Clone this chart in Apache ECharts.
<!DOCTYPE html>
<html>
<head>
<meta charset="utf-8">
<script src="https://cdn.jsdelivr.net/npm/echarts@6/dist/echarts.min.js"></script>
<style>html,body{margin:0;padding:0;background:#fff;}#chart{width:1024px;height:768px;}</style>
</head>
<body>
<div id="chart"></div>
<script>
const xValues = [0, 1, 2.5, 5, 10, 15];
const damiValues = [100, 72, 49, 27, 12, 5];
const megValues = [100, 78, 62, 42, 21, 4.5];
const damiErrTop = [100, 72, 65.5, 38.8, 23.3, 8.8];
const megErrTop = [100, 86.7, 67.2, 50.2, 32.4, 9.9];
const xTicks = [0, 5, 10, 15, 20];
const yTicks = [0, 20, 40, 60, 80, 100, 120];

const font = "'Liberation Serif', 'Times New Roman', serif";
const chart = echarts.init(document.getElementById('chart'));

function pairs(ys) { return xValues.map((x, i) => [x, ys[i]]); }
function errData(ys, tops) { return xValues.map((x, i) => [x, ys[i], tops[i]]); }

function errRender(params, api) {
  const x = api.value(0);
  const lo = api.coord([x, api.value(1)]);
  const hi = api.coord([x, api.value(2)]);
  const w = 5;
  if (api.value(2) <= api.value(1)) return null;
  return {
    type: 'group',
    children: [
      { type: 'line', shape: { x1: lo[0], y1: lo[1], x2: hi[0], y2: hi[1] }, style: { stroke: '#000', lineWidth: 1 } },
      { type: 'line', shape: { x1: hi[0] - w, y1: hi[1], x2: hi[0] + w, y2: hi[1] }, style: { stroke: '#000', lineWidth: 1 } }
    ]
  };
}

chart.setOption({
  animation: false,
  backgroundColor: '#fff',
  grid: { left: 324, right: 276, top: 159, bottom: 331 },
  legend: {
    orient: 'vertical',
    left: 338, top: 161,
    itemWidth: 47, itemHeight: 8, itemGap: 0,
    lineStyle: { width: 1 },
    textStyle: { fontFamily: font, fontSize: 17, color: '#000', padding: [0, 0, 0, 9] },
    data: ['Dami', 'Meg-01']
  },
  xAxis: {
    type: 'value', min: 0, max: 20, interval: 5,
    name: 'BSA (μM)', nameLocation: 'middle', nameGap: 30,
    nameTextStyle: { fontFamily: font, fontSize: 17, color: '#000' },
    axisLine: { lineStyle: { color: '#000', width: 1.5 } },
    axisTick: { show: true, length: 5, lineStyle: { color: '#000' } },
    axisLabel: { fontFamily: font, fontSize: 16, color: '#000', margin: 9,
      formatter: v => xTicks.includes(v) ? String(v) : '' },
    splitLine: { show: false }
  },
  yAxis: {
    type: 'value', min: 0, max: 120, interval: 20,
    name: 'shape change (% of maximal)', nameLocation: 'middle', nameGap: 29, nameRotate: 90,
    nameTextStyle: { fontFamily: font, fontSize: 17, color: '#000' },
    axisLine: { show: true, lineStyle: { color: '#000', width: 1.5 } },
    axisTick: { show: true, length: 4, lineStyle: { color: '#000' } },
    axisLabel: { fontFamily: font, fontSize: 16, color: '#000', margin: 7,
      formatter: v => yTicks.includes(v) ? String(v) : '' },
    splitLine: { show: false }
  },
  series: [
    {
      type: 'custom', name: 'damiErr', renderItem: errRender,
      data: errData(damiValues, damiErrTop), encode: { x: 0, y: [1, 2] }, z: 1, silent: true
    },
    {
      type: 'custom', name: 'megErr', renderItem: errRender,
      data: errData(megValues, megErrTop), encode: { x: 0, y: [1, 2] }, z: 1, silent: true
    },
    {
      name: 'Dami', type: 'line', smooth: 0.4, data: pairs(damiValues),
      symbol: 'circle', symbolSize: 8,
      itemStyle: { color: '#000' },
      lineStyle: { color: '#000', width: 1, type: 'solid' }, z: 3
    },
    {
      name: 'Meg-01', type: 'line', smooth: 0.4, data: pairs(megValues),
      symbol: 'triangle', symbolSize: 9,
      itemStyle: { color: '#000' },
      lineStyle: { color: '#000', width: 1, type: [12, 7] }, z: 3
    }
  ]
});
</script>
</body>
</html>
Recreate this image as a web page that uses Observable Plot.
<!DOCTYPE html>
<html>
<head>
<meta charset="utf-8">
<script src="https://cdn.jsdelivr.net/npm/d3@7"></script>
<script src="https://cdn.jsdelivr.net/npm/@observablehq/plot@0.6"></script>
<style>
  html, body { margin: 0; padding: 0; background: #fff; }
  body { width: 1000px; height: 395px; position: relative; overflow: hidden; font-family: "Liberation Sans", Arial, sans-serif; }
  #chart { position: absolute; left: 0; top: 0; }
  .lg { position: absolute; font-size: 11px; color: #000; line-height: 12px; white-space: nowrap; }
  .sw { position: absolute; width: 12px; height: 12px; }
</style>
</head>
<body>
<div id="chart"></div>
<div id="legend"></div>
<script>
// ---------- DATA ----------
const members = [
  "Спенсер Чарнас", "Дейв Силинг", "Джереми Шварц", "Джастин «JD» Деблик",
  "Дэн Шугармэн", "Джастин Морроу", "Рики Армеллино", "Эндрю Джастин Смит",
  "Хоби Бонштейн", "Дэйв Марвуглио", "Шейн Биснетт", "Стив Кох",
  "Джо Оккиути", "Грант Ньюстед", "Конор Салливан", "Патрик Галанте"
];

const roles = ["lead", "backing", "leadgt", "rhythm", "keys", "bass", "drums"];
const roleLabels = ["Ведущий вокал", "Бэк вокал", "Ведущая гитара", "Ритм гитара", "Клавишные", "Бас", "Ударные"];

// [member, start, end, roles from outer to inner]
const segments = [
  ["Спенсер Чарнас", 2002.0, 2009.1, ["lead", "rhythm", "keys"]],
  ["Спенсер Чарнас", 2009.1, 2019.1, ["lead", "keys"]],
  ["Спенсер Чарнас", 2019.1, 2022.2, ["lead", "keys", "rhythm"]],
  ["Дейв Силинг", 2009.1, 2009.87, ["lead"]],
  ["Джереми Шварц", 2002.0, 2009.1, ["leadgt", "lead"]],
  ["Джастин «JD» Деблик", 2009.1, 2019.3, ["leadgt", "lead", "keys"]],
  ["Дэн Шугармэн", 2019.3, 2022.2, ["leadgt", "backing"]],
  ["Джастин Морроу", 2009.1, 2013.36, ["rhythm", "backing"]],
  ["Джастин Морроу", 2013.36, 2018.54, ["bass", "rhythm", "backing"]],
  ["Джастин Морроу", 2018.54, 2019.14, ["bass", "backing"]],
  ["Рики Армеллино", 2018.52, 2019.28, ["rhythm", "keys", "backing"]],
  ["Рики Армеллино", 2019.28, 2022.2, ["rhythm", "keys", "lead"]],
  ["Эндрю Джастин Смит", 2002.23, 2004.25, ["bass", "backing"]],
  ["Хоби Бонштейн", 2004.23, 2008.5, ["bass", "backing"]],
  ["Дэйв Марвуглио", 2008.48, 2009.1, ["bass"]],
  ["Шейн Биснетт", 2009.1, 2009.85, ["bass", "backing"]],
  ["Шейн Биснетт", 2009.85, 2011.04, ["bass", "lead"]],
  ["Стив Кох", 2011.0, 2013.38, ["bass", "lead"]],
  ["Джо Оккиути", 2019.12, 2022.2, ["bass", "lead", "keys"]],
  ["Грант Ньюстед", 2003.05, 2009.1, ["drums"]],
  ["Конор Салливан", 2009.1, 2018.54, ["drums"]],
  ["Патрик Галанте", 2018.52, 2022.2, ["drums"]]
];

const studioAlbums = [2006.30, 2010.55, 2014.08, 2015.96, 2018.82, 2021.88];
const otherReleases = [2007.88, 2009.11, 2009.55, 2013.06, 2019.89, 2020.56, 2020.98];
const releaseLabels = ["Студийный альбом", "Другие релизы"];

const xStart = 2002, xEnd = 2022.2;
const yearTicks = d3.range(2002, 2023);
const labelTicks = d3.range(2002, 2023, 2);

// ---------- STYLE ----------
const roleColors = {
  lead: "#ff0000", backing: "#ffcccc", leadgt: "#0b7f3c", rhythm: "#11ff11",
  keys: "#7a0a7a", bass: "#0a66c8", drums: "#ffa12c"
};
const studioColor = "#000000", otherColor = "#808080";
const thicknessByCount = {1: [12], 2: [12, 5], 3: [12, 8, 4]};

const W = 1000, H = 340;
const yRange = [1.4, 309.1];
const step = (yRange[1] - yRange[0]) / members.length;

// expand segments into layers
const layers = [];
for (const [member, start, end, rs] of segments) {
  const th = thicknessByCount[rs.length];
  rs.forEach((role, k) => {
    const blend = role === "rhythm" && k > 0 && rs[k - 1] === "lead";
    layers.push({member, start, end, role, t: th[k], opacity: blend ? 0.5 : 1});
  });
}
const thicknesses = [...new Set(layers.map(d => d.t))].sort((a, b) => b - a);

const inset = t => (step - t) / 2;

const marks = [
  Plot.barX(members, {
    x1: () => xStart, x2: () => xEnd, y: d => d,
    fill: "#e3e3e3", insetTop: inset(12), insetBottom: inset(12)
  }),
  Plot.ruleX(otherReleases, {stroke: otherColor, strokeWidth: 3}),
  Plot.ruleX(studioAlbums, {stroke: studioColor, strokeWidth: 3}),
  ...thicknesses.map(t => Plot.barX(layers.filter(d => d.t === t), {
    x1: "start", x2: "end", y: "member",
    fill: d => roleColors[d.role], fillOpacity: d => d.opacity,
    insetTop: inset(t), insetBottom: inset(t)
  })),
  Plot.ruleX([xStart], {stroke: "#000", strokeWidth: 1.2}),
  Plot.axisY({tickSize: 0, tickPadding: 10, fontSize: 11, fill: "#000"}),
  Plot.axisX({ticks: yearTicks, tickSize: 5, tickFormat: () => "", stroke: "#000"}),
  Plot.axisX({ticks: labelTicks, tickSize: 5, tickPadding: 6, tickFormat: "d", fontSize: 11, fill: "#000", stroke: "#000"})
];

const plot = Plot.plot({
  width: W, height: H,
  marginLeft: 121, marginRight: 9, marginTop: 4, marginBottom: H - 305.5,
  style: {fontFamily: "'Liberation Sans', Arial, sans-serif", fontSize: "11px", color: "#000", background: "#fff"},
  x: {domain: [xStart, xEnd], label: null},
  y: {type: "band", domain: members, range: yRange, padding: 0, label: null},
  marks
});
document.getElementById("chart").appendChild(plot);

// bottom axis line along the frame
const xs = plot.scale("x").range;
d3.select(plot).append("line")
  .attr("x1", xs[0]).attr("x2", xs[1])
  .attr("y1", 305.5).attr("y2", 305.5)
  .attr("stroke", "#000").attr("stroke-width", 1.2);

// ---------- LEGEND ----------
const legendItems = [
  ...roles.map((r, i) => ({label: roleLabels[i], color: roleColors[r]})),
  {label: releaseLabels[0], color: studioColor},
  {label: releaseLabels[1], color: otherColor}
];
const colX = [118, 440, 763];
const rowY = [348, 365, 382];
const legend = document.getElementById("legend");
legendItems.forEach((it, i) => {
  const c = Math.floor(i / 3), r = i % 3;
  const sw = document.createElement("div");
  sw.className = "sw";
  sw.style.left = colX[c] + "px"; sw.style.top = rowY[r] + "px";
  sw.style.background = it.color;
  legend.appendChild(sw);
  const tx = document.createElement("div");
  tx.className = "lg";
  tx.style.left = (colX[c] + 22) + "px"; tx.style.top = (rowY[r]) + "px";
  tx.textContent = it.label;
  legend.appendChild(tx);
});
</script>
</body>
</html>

**DIRECTION**
Beginning at the top of the data, please return every line until and including the line containing "function errData(ys, tops)", copied exactly, and nothing past it.

**EXPECTED ANSWER**
Clone this chart in Apache ECharts.
<!DOCTYPE html>
<html>
<head>
<meta charset="utf-8">
<script src="https://cdn.jsdelivr.net/npm/echarts@6/dist/echarts.min.js"></script>
<style>html,body{margin:0;padding:0;background:#fff;}#chart{width:1024px;height:768px;}</style>
</head>
<body>
<div id="chart"></div>
<script>
const xValues = [0, 1, 2.5, 5, 10, 15];
const damiValues = [100, 72, 49, 27, 12, 5];
const megValues = [100, 78, 62, 42, 21, 4.5];
const damiErrTop = [100, 72, 65.5, 38.8, 23.3, 8.8];
const megErrTop = [100, 86.7, 67.2, 50.2, 32.4, 9.9];
const xTicks = [0, 5, 10, 15, 20];
const yTicks = [0, 20, 40, 60, 80, 100, 120];

const font = "'Liberation Serif', 'Times New Roman', serif";
const chart = echarts.init(document.getElementById('chart'));

function pairs(ys) { return xValues.map((x, i) => [x, ys[i]]); }
function errData(ys, tops) { return xValues.map((x, i) => [x, ys[i], tops[i]]); }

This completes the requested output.